─── INFORMATION PROVIDED

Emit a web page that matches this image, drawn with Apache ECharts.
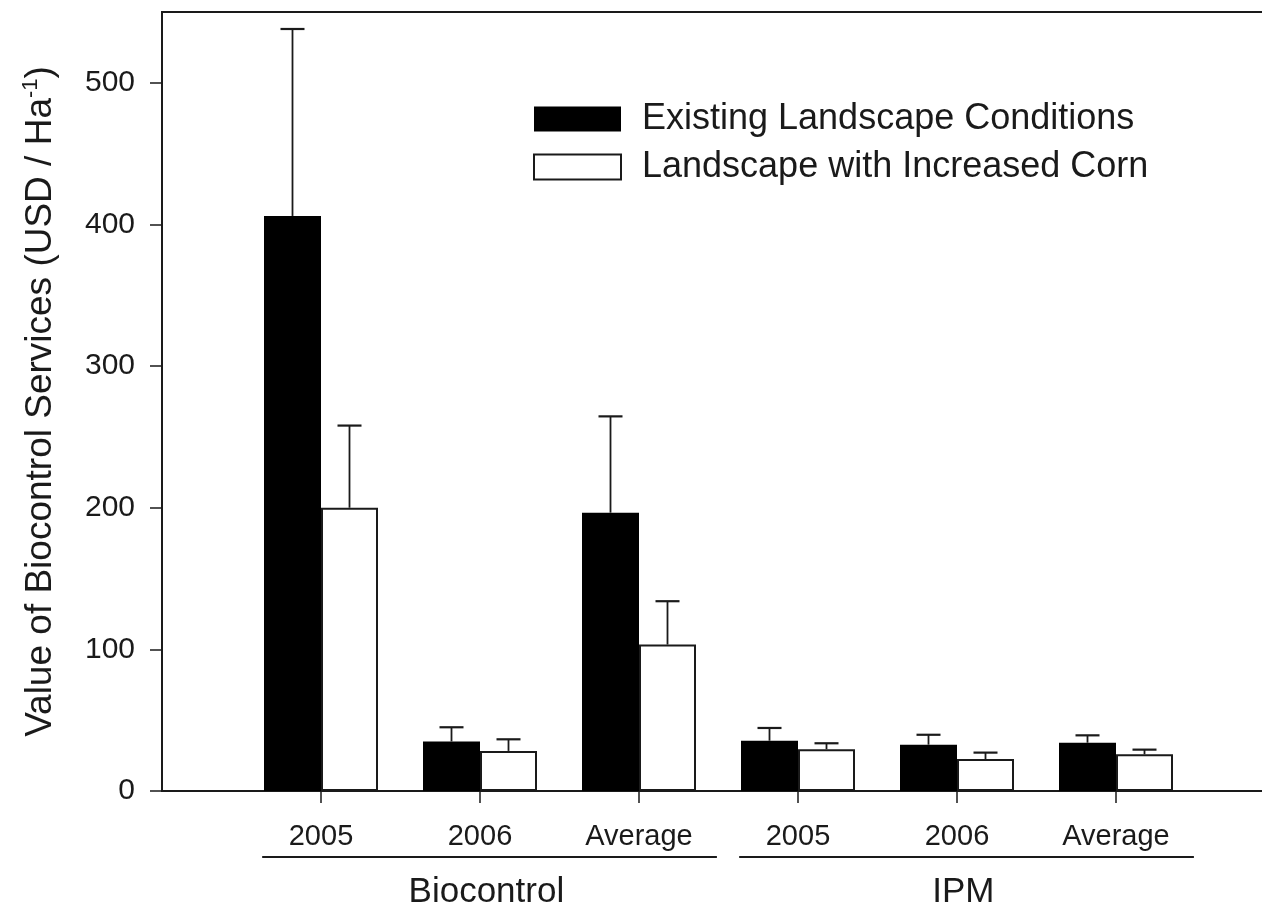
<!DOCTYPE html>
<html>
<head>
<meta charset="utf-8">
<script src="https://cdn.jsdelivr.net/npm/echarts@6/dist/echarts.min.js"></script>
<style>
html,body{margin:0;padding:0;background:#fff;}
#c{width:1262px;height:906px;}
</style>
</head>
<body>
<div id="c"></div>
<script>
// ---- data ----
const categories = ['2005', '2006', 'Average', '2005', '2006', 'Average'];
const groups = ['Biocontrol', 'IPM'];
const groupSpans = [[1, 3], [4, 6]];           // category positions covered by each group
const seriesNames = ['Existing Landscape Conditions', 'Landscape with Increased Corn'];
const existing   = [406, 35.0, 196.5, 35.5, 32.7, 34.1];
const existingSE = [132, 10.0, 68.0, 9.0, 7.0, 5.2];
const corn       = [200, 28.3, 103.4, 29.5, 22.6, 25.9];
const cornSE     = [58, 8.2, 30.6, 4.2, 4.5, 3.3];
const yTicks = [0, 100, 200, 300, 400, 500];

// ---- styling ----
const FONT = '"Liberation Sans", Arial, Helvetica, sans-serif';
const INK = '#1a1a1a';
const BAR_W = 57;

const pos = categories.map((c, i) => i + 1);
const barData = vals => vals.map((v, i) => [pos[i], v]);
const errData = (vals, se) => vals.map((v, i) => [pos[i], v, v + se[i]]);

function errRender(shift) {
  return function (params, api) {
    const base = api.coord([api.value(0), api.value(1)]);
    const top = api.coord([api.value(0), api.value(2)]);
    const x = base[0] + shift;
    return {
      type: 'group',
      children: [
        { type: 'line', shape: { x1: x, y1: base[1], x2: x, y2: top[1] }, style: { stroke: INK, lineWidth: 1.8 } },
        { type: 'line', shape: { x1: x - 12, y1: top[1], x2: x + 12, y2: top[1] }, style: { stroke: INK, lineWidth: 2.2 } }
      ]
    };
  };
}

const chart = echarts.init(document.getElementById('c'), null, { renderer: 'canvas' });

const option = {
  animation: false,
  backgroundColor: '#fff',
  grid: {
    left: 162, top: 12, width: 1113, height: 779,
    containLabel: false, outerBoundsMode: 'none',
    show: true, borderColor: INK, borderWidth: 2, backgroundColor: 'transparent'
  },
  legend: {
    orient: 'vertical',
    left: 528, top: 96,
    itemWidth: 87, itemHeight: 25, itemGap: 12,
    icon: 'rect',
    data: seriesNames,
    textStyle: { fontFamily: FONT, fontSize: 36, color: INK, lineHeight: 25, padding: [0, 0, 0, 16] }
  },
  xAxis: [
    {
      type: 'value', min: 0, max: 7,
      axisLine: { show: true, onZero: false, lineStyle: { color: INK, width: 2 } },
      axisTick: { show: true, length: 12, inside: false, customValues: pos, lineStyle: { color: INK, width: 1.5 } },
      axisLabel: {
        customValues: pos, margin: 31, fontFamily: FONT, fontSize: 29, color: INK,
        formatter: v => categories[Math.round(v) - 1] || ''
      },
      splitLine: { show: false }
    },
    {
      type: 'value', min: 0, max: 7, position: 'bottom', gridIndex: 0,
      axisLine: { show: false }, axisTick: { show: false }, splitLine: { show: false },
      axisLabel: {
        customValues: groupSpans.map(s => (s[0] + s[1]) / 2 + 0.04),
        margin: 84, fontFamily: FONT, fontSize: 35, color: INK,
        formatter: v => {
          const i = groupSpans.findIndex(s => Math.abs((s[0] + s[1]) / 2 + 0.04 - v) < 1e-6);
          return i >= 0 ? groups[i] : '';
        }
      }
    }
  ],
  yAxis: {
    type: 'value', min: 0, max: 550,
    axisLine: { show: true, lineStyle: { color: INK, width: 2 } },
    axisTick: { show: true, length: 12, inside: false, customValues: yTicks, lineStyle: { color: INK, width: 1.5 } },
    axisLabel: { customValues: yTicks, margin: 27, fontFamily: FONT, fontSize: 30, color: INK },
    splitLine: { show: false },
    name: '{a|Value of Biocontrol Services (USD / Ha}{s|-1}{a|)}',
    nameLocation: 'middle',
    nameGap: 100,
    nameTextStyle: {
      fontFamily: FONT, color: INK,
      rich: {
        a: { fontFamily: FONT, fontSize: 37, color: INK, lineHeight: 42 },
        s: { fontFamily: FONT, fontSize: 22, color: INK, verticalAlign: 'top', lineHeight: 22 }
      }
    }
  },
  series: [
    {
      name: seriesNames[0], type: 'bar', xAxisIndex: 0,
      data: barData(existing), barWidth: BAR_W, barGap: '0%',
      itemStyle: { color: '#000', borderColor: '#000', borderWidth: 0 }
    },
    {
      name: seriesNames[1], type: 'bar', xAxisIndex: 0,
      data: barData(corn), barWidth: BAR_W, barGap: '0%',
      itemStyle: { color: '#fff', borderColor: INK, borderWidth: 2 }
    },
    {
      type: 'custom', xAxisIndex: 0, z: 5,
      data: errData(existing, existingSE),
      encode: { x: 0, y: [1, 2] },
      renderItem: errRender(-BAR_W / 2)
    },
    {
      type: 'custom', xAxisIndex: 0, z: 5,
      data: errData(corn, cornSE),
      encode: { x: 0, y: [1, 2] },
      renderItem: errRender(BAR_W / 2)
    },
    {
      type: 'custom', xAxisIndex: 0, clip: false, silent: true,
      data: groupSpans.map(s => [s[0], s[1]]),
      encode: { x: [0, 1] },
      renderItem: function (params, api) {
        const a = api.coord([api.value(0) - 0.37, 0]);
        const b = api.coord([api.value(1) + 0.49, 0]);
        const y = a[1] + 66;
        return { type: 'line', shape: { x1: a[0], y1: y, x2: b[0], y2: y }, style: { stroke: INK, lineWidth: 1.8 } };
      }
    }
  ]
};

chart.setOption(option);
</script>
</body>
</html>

──────

TASK PROMPT -
Pictures are to be left out; repeat all the remaining data exactly.

FINAL ANSWER -
Emit a web page that matches this image, drawn with Apache ECharts.
<!DOCTYPE html>
<html>
<head>
<meta charset="utf-8">
<script src="https://cdn.jsdelivr.net/npm/echarts@6/dist/echarts.min.js"></script>
<style>
html,body{margin:0;padding:0;background:#fff;}
#c{width:1262px;height:906px;}
</style>
</head>
<body>
<div id="c"></div>
<script>
// ---- data ----
const categories = ['2005', '2006', 'Average', '2005', '2006', 'Average'];
const groups = ['Biocontrol', 'IPM'];
const groupSpans = [[1, 3], [4, 6]];           // category positions covered by each group
const seriesNames = ['Existing Landscape Conditions', 'Landscape with Increased Corn'];
const existing   = [406, 35.0, 196.5, 35.5, 32.7, 34.1];
const existingSE = [132, 10.0, 68.0, 9.0, 7.0, 5.2];
const corn       = [200, 28.3, 103.4, 29.5, 22.6, 25.9];
const cornSE     = [58, 8.2, 30.6, 4.2, 4.5, 3.3];
const yTicks = [0, 100, 200, 300, 400, 500];

// ---- styling ----
const FONT = '"Liberation Sans", Arial, Helvetica, sans-serif';
const INK = '#1a1a1a';
const BAR_W = 57;

const pos = categories.map((c, i) => i + 1);
const barData = vals => vals.map((v, i) => [pos[i], v]);
const errData = (vals, se) => vals.map((v, i) => [pos[i], v, v + se[i]]);

function errRender(shift) {
  return function (params, api) {
    const base = api.coord([api.value(0), api.value(1)]);
    const top = api.coord([api.value(0), api.value(2)]);
    const x = base[0] + shift;
    return {
      type: 'group',
      children: [
        { type: 'line', shape: { x1: x, y1: base[1], x2: x, y2: top[1] }, style: { stroke: INK, lineWidth: 1.8 } },
        { type: 'line', shape: { x1: x - 12, y1: top[1], x2: x + 12, y2: top[1] }, style: { stroke: INK, lineWidth: 2.2 } }
      ]
    };
  };
}

const chart = echarts.init(document.getElementById('c'), null, { renderer: 'canvas' });

const option = {
  animation: false,
  backgroundColor: '#fff',
  grid: {
    left: 162, top: 12, width: 1113, height: 779,
    containLabel: false, outerBoundsMode: 'none',
    show: true, borderColor: INK, borderWidth: 2, backgroundColor: 'transparent'
  },
  legend: {
    orient: 'vertical',
    left: 528, top: 96,
    itemWidth: 87, itemHeight: 25, itemGap: 12,
    icon: 'rect',
    data: seriesNames,
    textStyle: { fontFamily: FONT, fontSize: 36, color: INK, lineHeight: 25, padding: [0, 0, 0, 16] }
  },
  xAxis: [
    {
      type: 'value', min: 0, max: 7,
      axisLine: { show: true, onZero: false, lineStyle: { color: INK, width: 2 } },
      axisTick: { show: true, length: 12, inside: false, customValues: pos, lineStyle: { color: INK, width: 1.5 } },
      axisLabel: {
        customValues: pos, margin: 31, fontFamily: FONT, fontSize: 29, color: INK,
        formatter: v => categories[Math.round(v) - 1] || ''
      },
      splitLine: { show: false }
    },
    {
      type: 'value', min: 0, max: 7, position: 'bottom', gridIndex: 0,
      axisLine: { show: false }, axisTick: { show: false }, splitLine: { show: false },
      axisLabel: {
        customValues: groupSpans.map(s => (s[0] + s[1]) / 2 + 0.04),
        margin: 84, fontFamily: FONT, fontSize: 35, color: INK,
        formatter: v => {
          const i = groupSpans.findIndex(s => Math.abs((s[0] + s[1]) / 2 + 0.04 - v) < 1e-6);
          return i >= 0 ? groups[i] : '';
        }
      }
    }
  ],
  yAxis: {
    type: 'value', min: 0, max: 550,
    axisLine: { show: true, lineStyle: { color: INK, width: 2 } },
    axisTick: { show: true, length: 12, inside: false, customValues: yTicks, lineStyle: { color: INK, width: 1.5 } },
    axisLabel: { customValues: yTicks, margin: 27, fontFamily: FONT, fontSize: 30, color: INK },
    splitLine: { show: false },
    name: '{a|Value of Biocontrol Services (USD / Ha}{s|-1}{a|)}',
    nameLocation: 'middle',
    nameGap: 100,
    nameTextStyle: {
      fontFamily: FONT, color: INK,
      rich: {
        a: { fontFamily: FONT, fontSize: 37, color: INK, lineHeight: 42 },
        s: { fontFamily: FONT, fontSize: 22, color: INK, verticalAlign: 'top', lineHeight: 22 }
      }
    }
  },
  series: [
    {
      name: seriesNames[0], type: 'bar', xAxisIndex: 0,
      data: barData(existing), barWidth: BAR_W, barGap: '0%',
      itemStyle: { color: '#000', borderColor: '#000', borderWidth: 0 }
    },
    {
      name: seriesNames[1], type: 'bar', xAxisIndex: 0,
      data: barData(corn), barWidth: BAR_W, barGap: '0%',
      itemStyle: { color: '#fff', borderColor: INK, borderWidth: 2 }
    },
    {
      type: 'custom', xAxisIndex: 0, z: 5,
      data: errData(existing, existingSE),
      encode: { x: 0, y: [1, 2] },
      renderItem: errRender(-BAR_W / 2)
    },
    {
      type: 'custom', xAxisIndex: 0, z: 5,
      data: errData(corn, cornSE),
      encode: { x: 0, y: [1, 2] },
      renderItem: errRender(BAR_W / 2)
    },
    {
      type: 'custom', xAxisIndex: 0, clip: false, silent: true,
      data: groupSpans.map(s => [s[0], s[1]]),
      encode: { x: [0, 1] },
      renderItem: function (params, api) {
        const a = api.coord([api.value(0) - 0.37, 0]);
        const b = api.coord([api.value(1) + 0.49, 0]);
        const y = a[1] + 66;
        return { type: 'line', shape: { x1: a[0], y1: y, x2: b[0], y2: y }, style: { stroke: INK, lineWidth: 1.8 } };
      }
    }
  ]
};

chart.setOption(option);
</script>
</body>
</html>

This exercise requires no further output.